__Exercise instructions__:
Locate each line with the string "seaborn" in the listing below and copy it.

__Source data__:
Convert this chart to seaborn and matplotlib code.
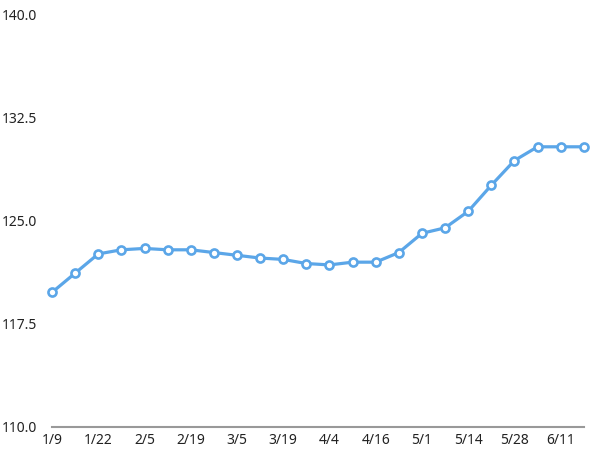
import matplotlib
matplotlib.use("Agg")
import matplotlib.pyplot as plt
import seaborn as sns
import pandas as pd

dates = ["1/9", "1/15", "1/22", "1/29", "2/5", "2/12", "2/19", "2/26",
         "3/5", "3/12", "3/19", "3/26", "4/4", "4/10", "4/16", "4/23",
         "5/1", "5/7", "5/14", "5/21", "5/28", "6/4", "6/11", "6/18"]
values = [119.8, 121.2, 122.6, 122.9, 123.0, 122.9, 122.9, 122.7,
          122.5, 122.3, 122.2, 121.9, 121.8, 122.0, 122.0, 122.7,
          124.1, 124.5, 125.7, 127.6, 129.4, 130.4, 130.4, 130.4]
yticks = [110.0, 117.5, 125.0, 132.5, 140.0]

df = pd.DataFrame({"idx": range(len(dates)), "date": dates, "value": values})

sns.set_style("white")
plt.rcParams["font.family"] = ["Noto Sans", "DejaVu Sans"]

fig = plt.figure(figsize=(6, 4.67), dpi=100)
ax = fig.add_axes([0.0867, 0.0857, 0.8863, 0.8823])

color = "#5ba6e8"
sns.lineplot(data=df, x="idx", y="value", ax=ax, color=color, linewidth=2.3,
             marker="o", markersize=5.8, markerfacecolor="white",
             markeredgecolor=color, markeredgewidth=1.9, clip_on=False)

ax.set_xlim(0, len(dates) - 1)
ax.set_ylim(110, 140)
ax.set_xticks(df["idx"][::2])
ax.set_xticklabels(df["date"][::2], fontsize=10, color="#222222")
ax.set_yticks(yticks)
ax.set_yticklabels([f"{v:.1f}" for v in yticks], fontsize=10, color="#222222")
ax.tick_params(axis="both", length=0)
ax.tick_params(axis="y", pad=11)
ax.tick_params(axis="x", pad=4)
ax.set_xlabel("")
ax.set_ylabel("")
for s in ["top", "right", "left"]:
    ax.spines[s].set_visible(False)
ax.spines["bottom"].set_color("#999999")
ax.spines["bottom"].set_linewidth(1.5)
ax.grid(False)

fig.savefig("out.png", dpi=100)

__Solution to this task__:
Convert this chart to seaborn and matplotlib code.
import seaborn as sns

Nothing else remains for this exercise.